La riforma della giustizia del governo Meloni è ormai alle battute finali. "Credo che andrà in Consiglio dei ministri prima delle elezioni europee (in programma dal 6 al 9 di giugno, ndr)", ha rivelato ieri ai cronisti il ministro degli Esteri Antonio Tajani alla Camera. Ma sono in molti, già, a criticarla: non solo i magistrati, che si augurano che dopo la firma del capo dello Stato il Parlamento ne ripensi almeno delle parti, ma anche i collaboratori di giustizia, i "pentiti" di mafia come Luigi Bonaventura.
Ospite della tramissione "Crimini e criminologia" su Cusano Italia Tv, la scorsa domenica l'ex boss della 'ndrangheta Luigi Bonaventura, diventato collaboratore di giustizia nel lontano 2006, ha lanciato una vera e propria invettiva contro le norme introdotte nell'ordinamento italiano dal governo Meloni.
"Tutte queste leggi che stanno arrivando con la nuova riforma della giustizia stanno distruggendo la normativa antimafia voluta fortemente da Giovanni Falcone", ha dichiarato nel corso dell'intervista rilasciata a Fabio Camillacci e Gabriele Raho, spiegando che "per i collaboratori di giustizia non si vede la luce in fondo al tunnel".
"Come 'Associazione Sostenitori dei Collaboratori e Testimoni di Giustizia' (un'organizzazione no profit nata con l'obiettivo di favorire l'ingresso di nuove figure di questo tipo nei programmi di giustizia, ndr) abbiamo già presentato un documento in otto punti e ne abbiamo un altro da sottoporre alle istituzioni competenti. Troppe cose non vanno bene", ha aggiunto.

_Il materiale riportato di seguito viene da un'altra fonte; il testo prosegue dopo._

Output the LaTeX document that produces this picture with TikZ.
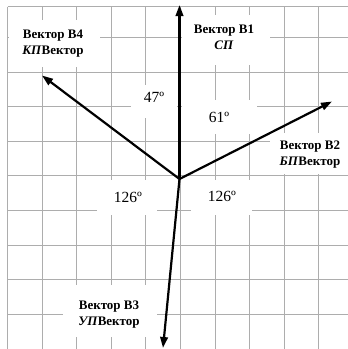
\documentclass[tikz,border=0pt]{standalone}
\usepackage{fontspec}
\setmainfont{Liberation Serif}
\usetikzlibrary{arrows.meta}
\begin{document}
\begin{tikzpicture}[x=1pt,y=-1pt,
  gridline/.style={draw=black!32, line width=0.9pt},
  mask/.style={fill=white, draw=none},
  vec/.style={line width=2.2pt, -{Triangle[length=11pt,width=7.5pt]}},
  lbl/.style={font=\bfseries\fontsize{13}{16}\selectfont, align=center, inner sep=0pt},
  ang/.style={font=\fontsize{15.5}{18}\selectfont, inner sep=0pt}]
\useasboundingbox (0,0) rectangle (348,349);
% grid
\foreach \i in {0,...,9} \draw[gridline] ({7.5+34.6*\i},6.5) -- ({7.5+34.6*\i},349);
\foreach \j in {0,...,8} \draw[gridline] (7.5,{37.5+34.6*\j}) -- (348,{37.5+34.6*\j});
\draw[gridline] (7.5,6.5) -- (348,6.5);
% white label backgrounds
\fill[mask] (9,20) rectangle (100,67);
\fill[mask] (182,15) rectangle (270,65);
\fill[mask] (270,133) rectangle (348,174);
\fill[mask] (131,85) rectangle (177,118);
\fill[mask] (182,100) rectangle (257,134);
\fill[mask] (97,180) rectangle (157,215);
\fill[mask] (191,180) rectangle (252,215);
\fill[mask] (63,285) rectangle (157,337);
% vectors
\coordinate (O) at (179.5,179);
\coordinate (t1) at (179.5,5);
\coordinate (t2) at (332,101.5);
\coordinate (t3) at (163,348);
\coordinate (t4) at (42,75.5);
\draw[vec] (O) -- (t1);
\draw[vec] (O) -- (t2);
\draw[vec] (O) -- (t3);
\draw[vec] (O) -- (t4);
% labels
\node[lbl] (b4) at (53,44) {Вектор B4\\\textit{КП}Вектор};
\node[lbl] (b1) at (224,37) {Вектор B1\\\textit{СП}};
\node[lbl] (b2) at (310,155) {Вектор B2\\\textit{БП}Вектор};
\node[lbl] (b3) at (109,315) {Вектор B3\\\textit{УП}Вектор};
\node[ang] (a47) at (154,97) {47º};
\node[ang] (a61) at (219,117) {61º};
\node[ang] (a126l) at (128,197) {126º};
\node[ang] (a126r) at (222,196) {126º};
\end{tikzpicture}
\end{document}
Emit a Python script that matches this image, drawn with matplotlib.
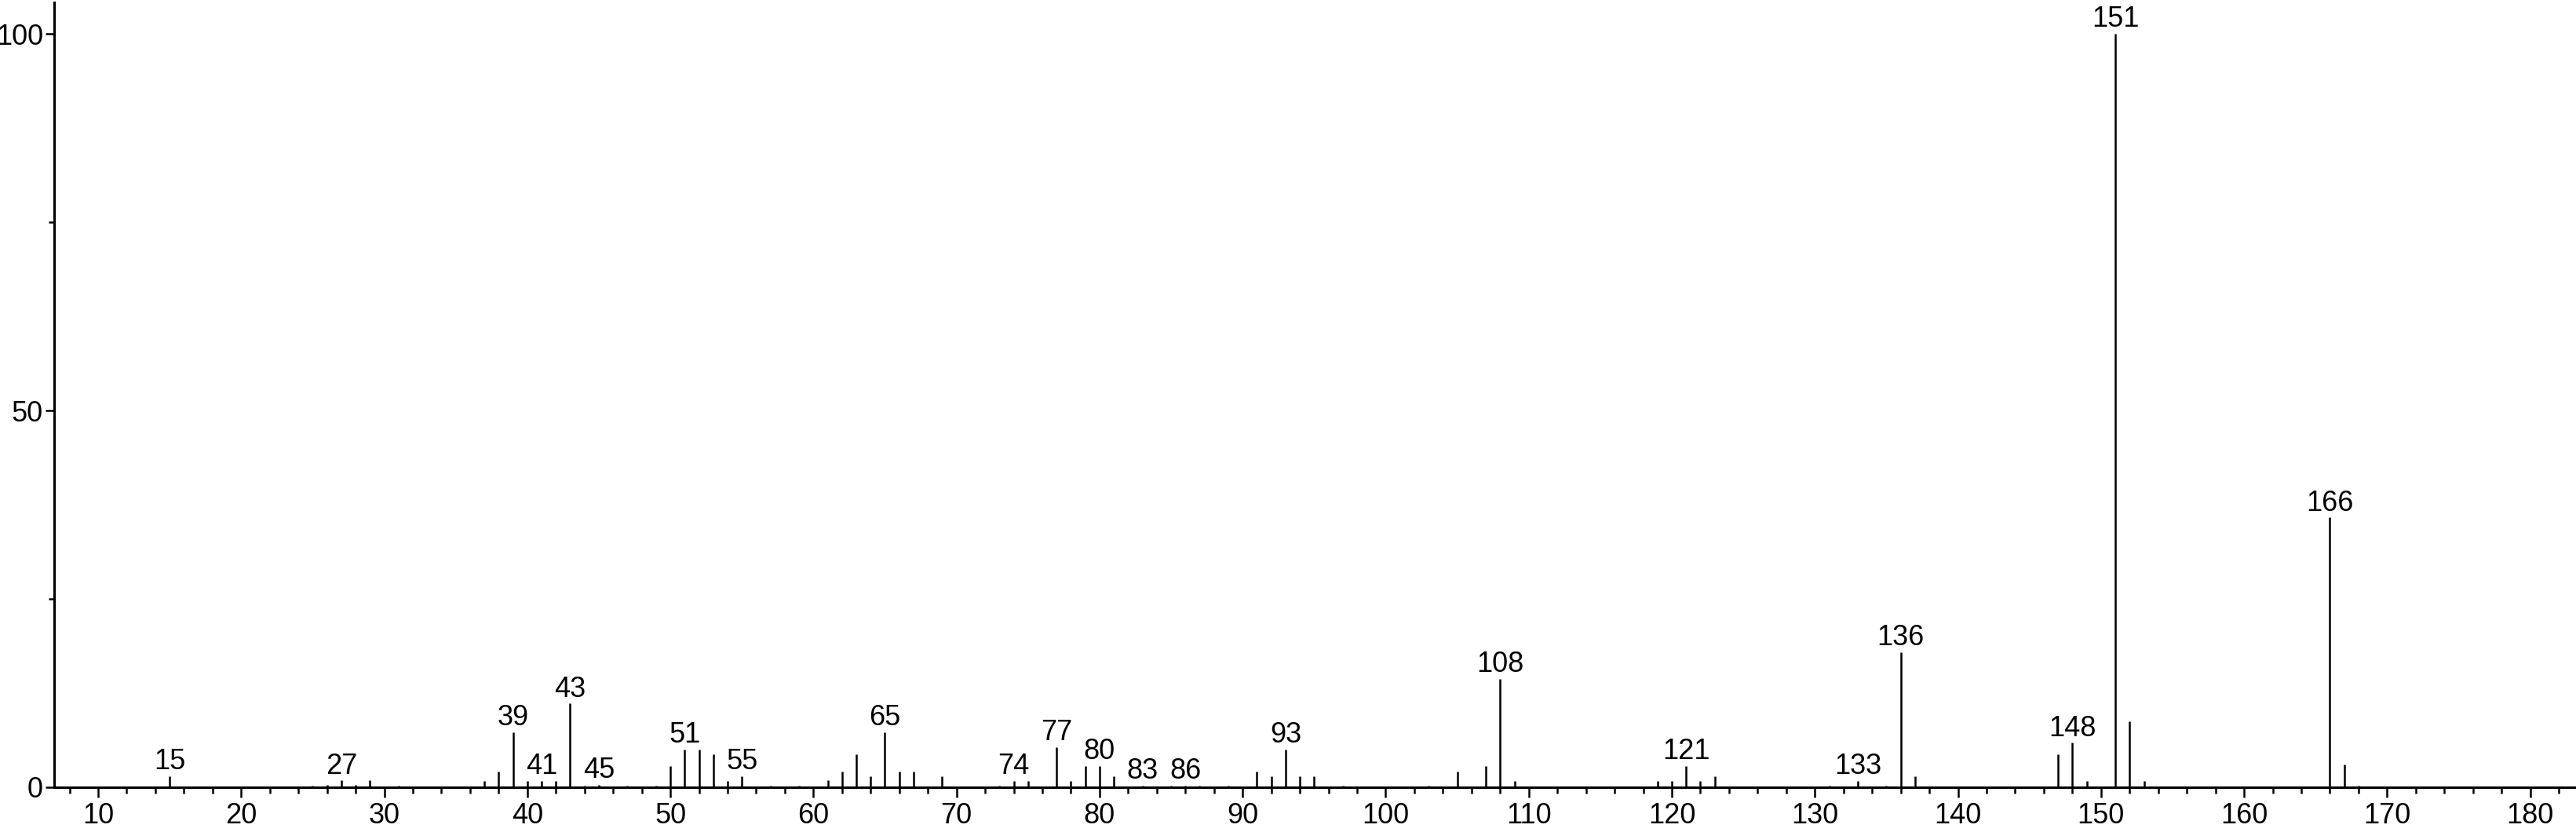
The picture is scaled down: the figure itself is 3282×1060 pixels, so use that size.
import matplotlib
matplotlib.use("Agg")
import matplotlib.pyplot as plt
from matplotlib.ticker import MultipleLocator, FixedLocator

plt.rcParams['font.family'] = ['Liberation Sans Narrow', 'Liberation Sans', 'DejaVu Sans']

mz = [15, 25, 26, 27, 28, 29, 31, 37, 38, 39, 40, 41, 42, 43, 44, 45, 47, 49,
      50, 51, 52, 53, 54, 55, 57, 59, 61, 62, 63, 64, 65, 66, 67, 69, 73, 74,
      75, 77, 78, 79, 80, 81, 83, 85, 86, 87, 89, 91, 92, 93, 94, 95, 97, 103,
      105, 107, 108, 109, 119, 120, 121, 122, 123, 131, 133, 135, 136, 137,
      147, 148, 149, 151, 152, 153, 166, 167, 168]
intensity = [1.5, 0.2, 0.3, 0.9, 0.3, 0.9, 0.2, 0.85, 2.1, 7.3, 0.85, 0.85, 0.85, 11.1, 0.2, 0.3, 0.2, 0.2,
             2.8, 5.0, 5.0, 4.4, 0.85, 1.45, 0.2, 0.2, 0.9, 2.1, 4.4, 1.45, 7.3, 2.1, 2.1, 1.45, 0.2, 0.87,
             0.87, 5.3, 0.87, 2.8, 2.8, 1.46, 0.2, 0.2, 0.2, 0.2, 0.2, 2.1, 1.46, 5.0, 1.46, 1.46, 0.2, 0.2,
             2.1, 2.8, 14.4, 0.87, 0.87, 0.87, 2.8, 0.87, 1.46, 0.2, 0.87, 0.2, 17.9, 1.46,
             4.4, 5.9, 0.87, 100.0, 8.8, 0.87, 35.8, 3.0, 0.2]
labeled = [15, 27, 39, 41, 43, 45, 51, 55, 65, 74, 77, 80, 83, 86, 93, 108, 121,
           133, 136, 148, 151, 166]

W, H = 3282, 1060
fig = plt.figure(figsize=(W / 100, H / 100), dpi=100)
ax = fig.add_axes([69 / W, (H - 1003) / H, 1 - 69 / W, (1003 - 3) / H])

ax.vlines(mz, 0, intensity, colors='black', linewidth=1.8)

for m, v in zip(mz, intensity):
    if m in labeled:
        ax.annotate(str(m), (m, v), xytext=(0, 0.5), textcoords='offset points',
                    ha='center', va='bottom', fontsize=26, clip_on=False)

ax.set_xlim(6.93, 183.2)
ax.set_ylim(0, 104.17)

for s in ['top', 'right']:
    ax.spines[s].set_visible(False)
for s in ['left', 'bottom']:
    ax.spines[s].set_linewidth(2.2)

ax.xaxis.set_major_locator(MultipleLocator(10))
ax.xaxis.set_minor_locator(MultipleLocator(2))
ax.yaxis.set_major_locator(FixedLocator([0, 50, 100]))
ax.yaxis.set_minor_locator(FixedLocator([25, 75]))

ax.tick_params(axis='x', which='major', direction='out', length=9.5, width=1.8,
               labelsize=26, pad=4)
ax.tick_params(axis='x', which='minor', direction='out', length=5.5, width=1.8)
ax.tick_params(axis='y', which='major', direction='out', length=8, width=1.8,
               labelsize=26, pad=2)
ax.tick_params(axis='y', which='minor', direction='out', length=5, width=1.8)

fig.savefig('out.png', dpi=100)
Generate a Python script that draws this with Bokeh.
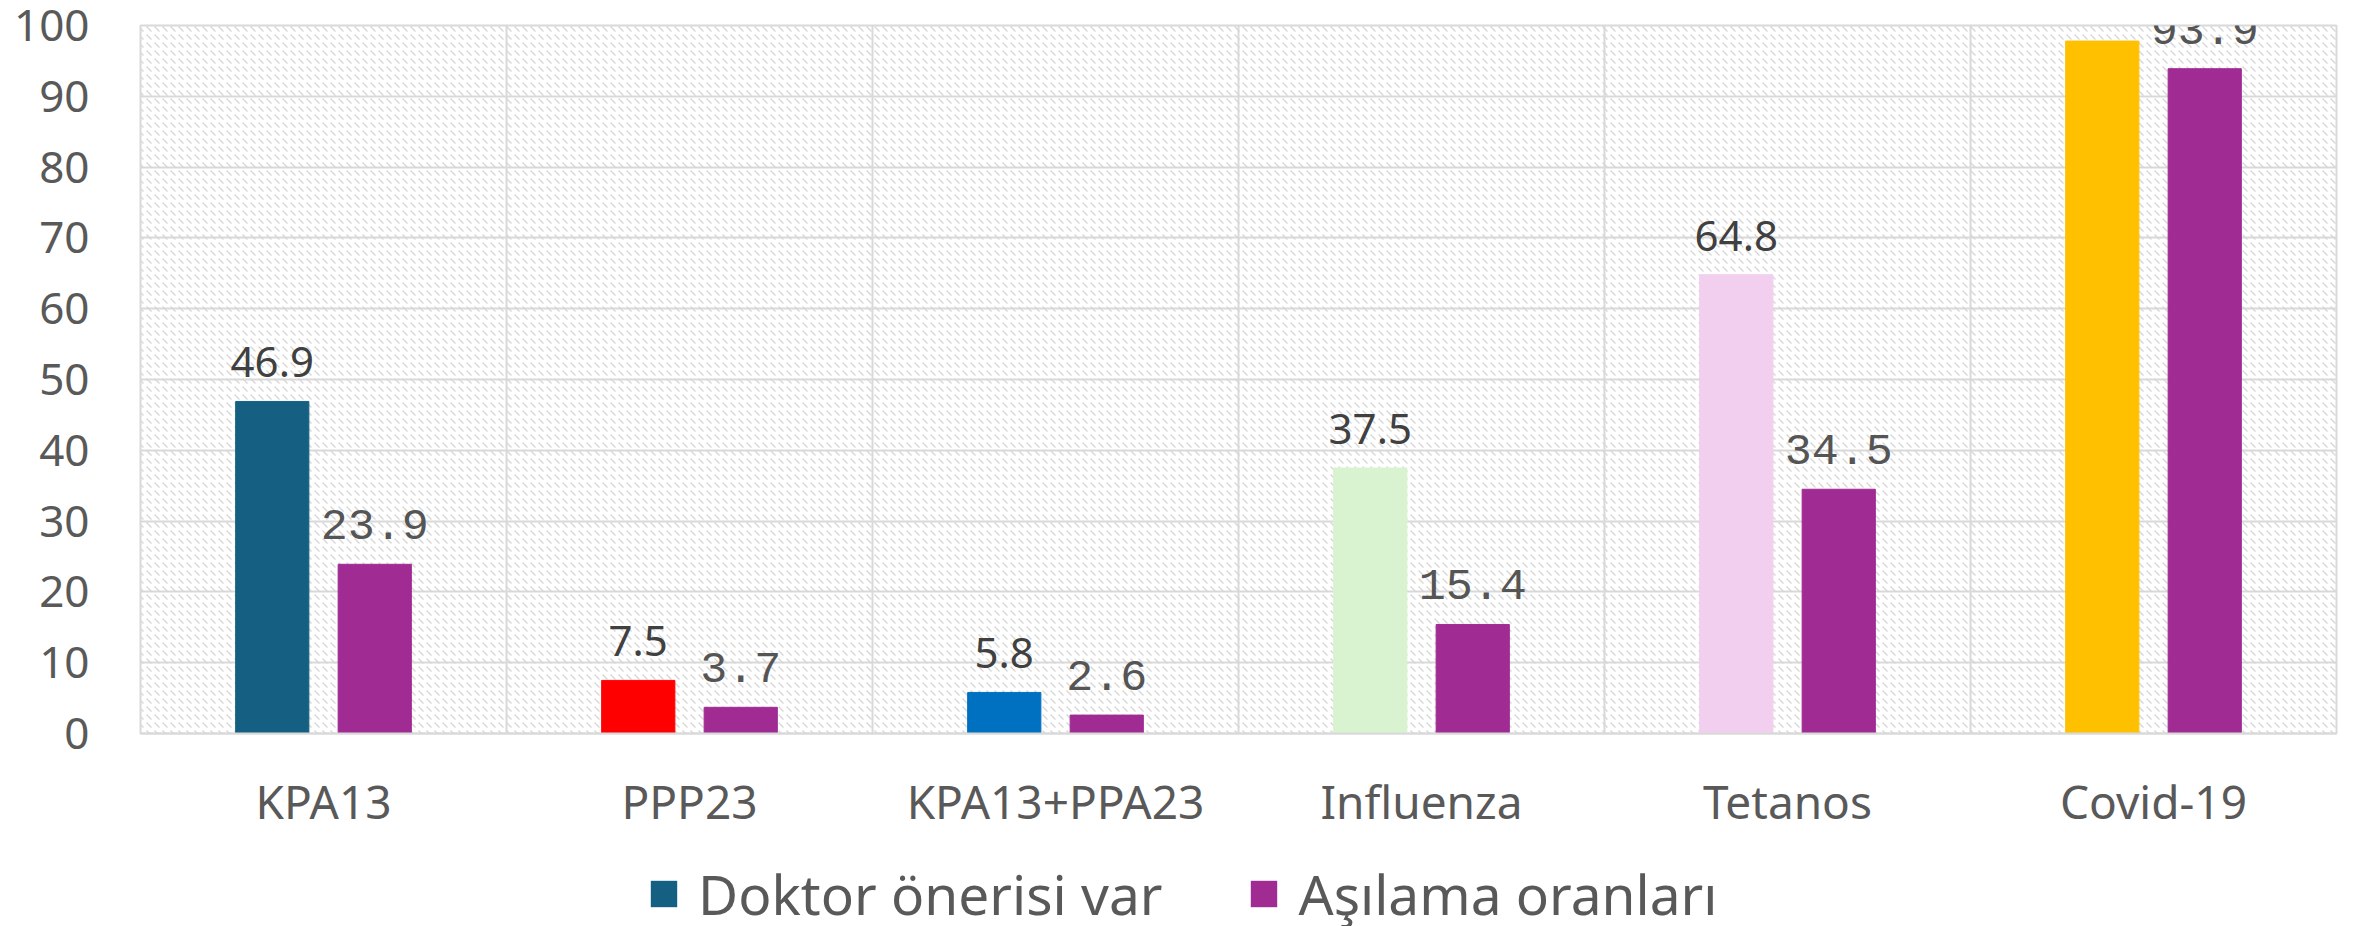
from bokeh.plotting import figure
from bokeh.layouts import column
from bokeh.models import (ColumnDataSource, FactorRange, Range1d, FixedTicker, LabelSet,
                          Legend, LegendItem, BoxAnnotation)
from bokeh.transform import dodge
from bokeh.core.properties import value
from bokeh.embed import file_html
from bokeh.resources import INLINE

categories = ["KPA13", "PPP23", "KPA13+PPA23", "Influenza", "Tetanos", "Covid-19"]
doktor = [46.9, 7.5, 5.8, 37.5, 64.8, 97.8]
asilama = [23.9, 3.7, 2.6, 15.4, 34.5, 93.9]
doktor_colors = ["#156082", "#FF0000", "#0070C0", "#D9F2D0", "#F2CEEF", "#FFC000"]
asilama_color = "#A02B93"
series_names = ["Doktor önerisi var", "Aşılama oranları"]
y_ticks = list(range(0, 101, 10))

src = ColumnDataSource(dict(
    cat=categories,
    doktor=doktor,
    asilama=asilama,
    c1=doktor_colors,
    l1=[f"{v:.1f}" for v in doktor],
    l2=[f"{v:.1f}" for v in asilama],
))

W = 2354
p = figure(width=W, height=848, x_range=FactorRange(*categories), y_range=Range1d(0, 100),
           output_backend="svg", toolbar_location=None,
           min_border_left=140, min_border_right=18, min_border_top=25, min_border_bottom=115)
p.background_fill_color = "white"
p.border_fill_color = "white"
p.outline_line_color = "#D9D9D9"
p.outline_line_width = 2

# hatched plot area
p.add_layout(BoxAnnotation(fill_color=None, line_color=None, hatch_pattern="left_diagonal_dash",
                           hatch_color="#D6D6D6", hatch_scale=8, hatch_weight=1.3, level="underlay"))


def add_bars(fig, outline=True):
    a = fig.vbar(x=dodge("cat", -0.14, range=fig.x_range), top="doktor", width=0.2, source=src,
                 fill_color="c1", line_color="c1" if outline else None)
    b = fig.vbar(x=dodge("cat", 0.14, range=fig.x_range), top="asilama", width=0.2, source=src,
                 fill_color=asilama_color, line_color=asilama_color if outline else None)
    return a, b


add_bars(p)

p.add_layout(LabelSet(x=dodge("cat", -0.14, range=p.x_range), y="doktor", text="l1", source=src,
                      text_align="center", text_baseline="alphabetic", y_offset=24,
                      text_font=value("Noto Sans"), text_font_size="42px", text_color="#404040"))
p.add_layout(LabelSet(x=dodge("cat", 0.14, range=p.x_range), y="asilama", text="l2", source=src,
                      text_align="center", text_baseline="alphabetic", y_offset=25,
                      text_font=value("Liberation Mono"), text_font_size="45px", text_color="#555555"))

# grids
p.ygrid.ticker = FixedTicker(ticks=y_ticks)
p.ygrid.grid_line_color = "#D9D9D9"
p.ygrid.grid_line_width = 2
p.xgrid.ticker = FixedTicker(ticks=list(range(len(categories) + 1)))
p.xgrid.grid_line_color = "#D9D9D9"
p.xgrid.grid_line_width = 2

# axes
p.yaxis.ticker = FixedTicker(ticks=y_ticks)
p.yaxis.axis_line_color = None
p.yaxis.major_tick_line_color = None
p.yaxis.minor_tick_line_color = None
p.yaxis.major_tick_out = 0
p.yaxis.major_tick_in = 0
p.yaxis.major_label_standoff = 51
p.yaxis.major_label_text_font = "Noto Sans"
p.yaxis.major_label_text_font_size = "44px"
p.yaxis.major_label_text_color = "#595959"

p.xaxis.axis_line_color = "#D9D9D9"
p.xaxis.axis_line_width = 2
p.xaxis.major_tick_line_color = None
p.xaxis.minor_tick_line_color = None
p.xaxis.major_tick_out = 0
p.xaxis.major_tick_in = 0
p.xaxis.major_label_standoff = 36
p.xaxis.major_label_text_font = "Noto Sans"
p.xaxis.major_label_text_font_size = "46px"
p.xaxis.major_label_text_color = "#595959"

# legend strip: hidden copies of the bars only feed the legend swatches
lg = figure(width=W, height=78, x_range=FactorRange(*categories), y_range=Range1d(0, 100),
            output_backend="svg", toolbar_location=None,
            min_border_left=0, min_border_right=0, min_border_top=0, min_border_bottom=0)
lg.axis.visible = False
lg.grid.visible = False
lg.outline_line_color = None
lg.background_fill_color = "white"
lg.border_fill_color = "white"
g1, g2 = add_bars(lg, outline=False)
g1.visible = False
g2.visible = False

legend = Legend(items=[LegendItem(label=series_names[0], renderers=[g1], index=0),
                       LegendItem(label=series_names[1], renderers=[g2], index=0)],
                orientation="horizontal", location=(507, -5),
                padding=0, margin=0, spacing=85, label_standoff=18,
                glyph_width=33, glyph_height=33, inactive_fill_alpha=0,
                label_text_font="Noto Sans", label_text_font_size="55px",
                label_text_color="#595959", border_line_color=None, background_fill_alpha=0)
lg.add_layout(legend)

layout = column(p, lg, spacing=0)
open("out.html", "w").write(file_html(layout, INLINE))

Innanzitutto, la nuova normativa sulle intercettazioni. "Sono state fatte a pezzi e rischiano di distruggere anche il sistema dei collaboratori di giustizia - secondo Bonaventura -. Rischiamo di arrivare a un punto in cui in Italia non si potrà più parlare di lotta alle mafie".
"Serve un sistema, una legge che sia garantista anche per il cittadino, perché quando il collaboratore di giustizia fallisce, fallisce tutto il sistema". Ciò a cui puntano - di comune accordo con le associazioni antimafia francesci e tedesche - è arrivare a "una normativa antimafia europea" - "perché la mafia non è solo un problema italiano" - che sia più attenta ai diritti di coloro che, mettendo a rischio la propria vita e la vita dei propri familiari, decidono di aiutare lo Stato.
"Come insegnano le vicende di Leonardo Vitale e di Tommaso Buscetta i collaboratori di giustizia sono diventati una categoria non protetta" ha dichiarato ancora Bonaventura. "Con la nostra Associazione assistiamo i 4.000 familiari di circa mille collaboratori. La nostra è una vera e propria rivoluzione per i diritti fondamentali, tipo la possibilità per i nostri figli di studiare e di avere accesso al Sistema Sanitario Nazionale per le cure di cui hanno bisogno".
"Diritti esistenti già quando sottoscriviamo il contratto con lo Stato; poi però lo Stato non rispetta i patti. Così noi portiamo il doppio marchio: siamo infami per le mafie e semplici mafiosi pentiti per una società civile che civile non è. Siamo discriminati", ha concluso, spiegando di non riuscire a trovare lavoro proprio a causa dei pregiudizi che in Italia tutti nutrono nei suoi confronti per i suoi precedenti.
In pratica, secondo Bonaventura, la riforma non si starebbe concentrando sui punti focali del discorso della lotta alle mafie, lasciando solo chi come lui ha aiutato per anni gli inquirenti a disvelare meccanismi e comportamenti tipici della criminalità organizzata, permettendo di combatterla.